- _EXERCISE DETAILS_:
Write out the listing below exactly, and omit any images you find in it.

# COLLECTED DATA start

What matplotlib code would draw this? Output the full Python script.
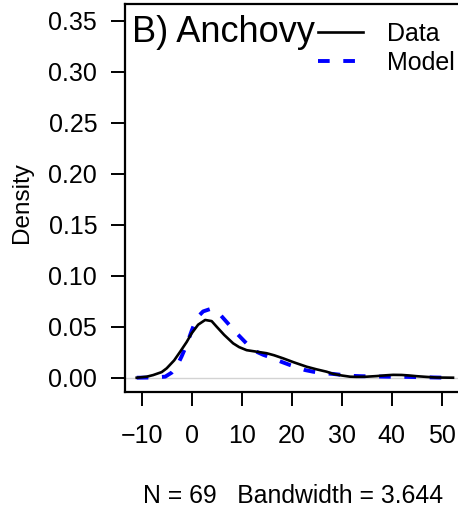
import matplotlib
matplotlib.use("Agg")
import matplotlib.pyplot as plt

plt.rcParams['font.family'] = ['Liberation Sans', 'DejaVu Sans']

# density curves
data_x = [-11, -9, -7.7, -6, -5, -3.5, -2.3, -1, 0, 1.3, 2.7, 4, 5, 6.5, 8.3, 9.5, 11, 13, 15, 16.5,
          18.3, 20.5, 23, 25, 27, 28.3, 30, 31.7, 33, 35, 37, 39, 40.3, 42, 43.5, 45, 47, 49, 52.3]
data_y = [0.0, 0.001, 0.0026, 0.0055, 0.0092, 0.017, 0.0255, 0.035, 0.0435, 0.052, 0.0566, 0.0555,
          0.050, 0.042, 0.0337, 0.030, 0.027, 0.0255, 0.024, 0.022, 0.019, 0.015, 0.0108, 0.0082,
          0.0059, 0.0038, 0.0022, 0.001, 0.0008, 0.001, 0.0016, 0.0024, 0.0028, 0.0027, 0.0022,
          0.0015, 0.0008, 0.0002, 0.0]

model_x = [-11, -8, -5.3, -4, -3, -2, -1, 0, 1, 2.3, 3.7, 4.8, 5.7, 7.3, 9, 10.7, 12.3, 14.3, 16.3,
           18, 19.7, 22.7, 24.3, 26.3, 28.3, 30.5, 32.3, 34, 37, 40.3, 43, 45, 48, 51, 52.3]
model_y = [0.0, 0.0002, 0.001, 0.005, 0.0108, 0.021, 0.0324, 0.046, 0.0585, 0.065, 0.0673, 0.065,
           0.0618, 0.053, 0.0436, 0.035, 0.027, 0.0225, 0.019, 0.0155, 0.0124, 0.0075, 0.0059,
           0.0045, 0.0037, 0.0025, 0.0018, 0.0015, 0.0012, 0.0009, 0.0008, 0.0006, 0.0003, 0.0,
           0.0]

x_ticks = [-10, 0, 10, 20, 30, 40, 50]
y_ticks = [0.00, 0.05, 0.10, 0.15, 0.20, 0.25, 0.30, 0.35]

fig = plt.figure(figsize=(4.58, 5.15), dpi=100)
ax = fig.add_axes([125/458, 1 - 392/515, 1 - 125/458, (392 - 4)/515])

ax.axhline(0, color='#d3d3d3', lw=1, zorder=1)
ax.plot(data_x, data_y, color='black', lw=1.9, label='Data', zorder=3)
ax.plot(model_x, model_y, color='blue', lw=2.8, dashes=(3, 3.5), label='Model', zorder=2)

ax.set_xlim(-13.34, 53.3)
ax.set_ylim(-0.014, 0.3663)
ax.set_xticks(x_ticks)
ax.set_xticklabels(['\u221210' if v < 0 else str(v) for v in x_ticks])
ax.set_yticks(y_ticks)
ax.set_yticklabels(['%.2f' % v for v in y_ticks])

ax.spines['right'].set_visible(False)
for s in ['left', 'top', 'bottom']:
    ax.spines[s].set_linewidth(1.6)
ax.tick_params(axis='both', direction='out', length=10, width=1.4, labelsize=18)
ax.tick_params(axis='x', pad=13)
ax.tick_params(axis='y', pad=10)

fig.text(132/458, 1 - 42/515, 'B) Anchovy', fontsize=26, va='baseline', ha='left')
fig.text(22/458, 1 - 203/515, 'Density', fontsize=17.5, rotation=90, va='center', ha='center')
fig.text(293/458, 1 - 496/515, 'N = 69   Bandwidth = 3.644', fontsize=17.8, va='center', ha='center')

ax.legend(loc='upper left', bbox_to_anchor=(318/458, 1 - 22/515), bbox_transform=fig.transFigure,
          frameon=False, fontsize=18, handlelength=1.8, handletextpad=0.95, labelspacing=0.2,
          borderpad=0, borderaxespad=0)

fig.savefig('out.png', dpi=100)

# COLLECTED DATA end

- _WRITTEN ANSWER_:
What matplotlib code would draw this? Output the full Python script.
import matplotlib
matplotlib.use("Agg")
import matplotlib.pyplot as plt

plt.rcParams['font.family'] = ['Liberation Sans', 'DejaVu Sans']

# density curves
data_x = [-11, -9, -7.7, -6, -5, -3.5, -2.3, -1, 0, 1.3, 2.7, 4, 5, 6.5, 8.3, 9.5, 11, 13, 15, 16.5,
          18.3, 20.5, 23, 25, 27, 28.3, 30, 31.7, 33, 35, 37, 39, 40.3, 42, 43.5, 45, 47, 49, 52.3]
data_y = [0.0, 0.001, 0.0026, 0.0055, 0.0092, 0.017, 0.0255, 0.035, 0.0435, 0.052, 0.0566, 0.0555,
          0.050, 0.042, 0.0337, 0.030, 0.027, 0.0255, 0.024, 0.022, 0.019, 0.015, 0.0108, 0.0082,
          0.0059, 0.0038, 0.0022, 0.001, 0.0008, 0.001, 0.0016, 0.0024, 0.0028, 0.0027, 0.0022,
          0.0015, 0.0008, 0.0002, 0.0]

model_x = [-11, -8, -5.3, -4, -3, -2, -1, 0, 1, 2.3, 3.7, 4.8, 5.7, 7.3, 9, 10.7, 12.3, 14.3, 16.3,
           18, 19.7, 22.7, 24.3, 26.3, 28.3, 30.5, 32.3, 34, 37, 40.3, 43, 45, 48, 51, 52.3]
model_y = [0.0, 0.0002, 0.001, 0.005, 0.0108, 0.021, 0.0324, 0.046, 0.0585, 0.065, 0.0673, 0.065,
           0.0618, 0.053, 0.0436, 0.035, 0.027, 0.0225, 0.019, 0.0155, 0.0124, 0.0075, 0.0059,
           0.0045, 0.0037, 0.0025, 0.0018, 0.0015, 0.0012, 0.0009, 0.0008, 0.0006, 0.0003, 0.0,
           0.0]

x_ticks = [-10, 0, 10, 20, 30, 40, 50]
y_ticks = [0.00, 0.05, 0.10, 0.15, 0.20, 0.25, 0.30, 0.35]

fig = plt.figure(figsize=(4.58, 5.15), dpi=100)
ax = fig.add_axes([125/458, 1 - 392/515, 1 - 125/458, (392 - 4)/515])

ax.axhline(0, color='#d3d3d3', lw=1, zorder=1)
ax.plot(data_x, data_y, color='black', lw=1.9, label='Data', zorder=3)
ax.plot(model_x, model_y, color='blue', lw=2.8, dashes=(3, 3.5), label='Model', zorder=2)

ax.set_xlim(-13.34, 53.3)
ax.set_ylim(-0.014, 0.3663)
ax.set_xticks(x_ticks)
ax.set_xticklabels(['\u221210' if v < 0 else str(v) for v in x_ticks])
ax.set_yticks(y_ticks)
ax.set_yticklabels(['%.2f' % v for v in y_ticks])

ax.spines['right'].set_visible(False)
for s in ['left', 'top', 'bottom']:
    ax.spines[s].set_linewidth(1.6)
ax.tick_params(axis='both', direction='out', length=10, width=1.4, labelsize=18)
ax.tick_params(axis='x', pad=13)
ax.tick_params(axis='y', pad=10)

fig.text(132/458, 1 - 42/515, 'B) Anchovy', fontsize=26, va='baseline', ha='left')
fig.text(22/458, 1 - 203/515, 'Density', fontsize=17.5, rotation=90, va='center', ha='center')
fig.text(293/458, 1 - 496/515, 'N = 69   Bandwidth = 3.644', fontsize=17.8, va='center', ha='center')

ax.legend(loc='upper left', bbox_to_anchor=(318/458, 1 - 22/515), bbox_transform=fig.transFigure,
          frameon=False, fontsize=18, handlelength=1.8, handletextpad=0.95, labelspacing=0.2,
          borderpad=0, borderaxespad=0)

fig.savefig('out.png', dpi=100)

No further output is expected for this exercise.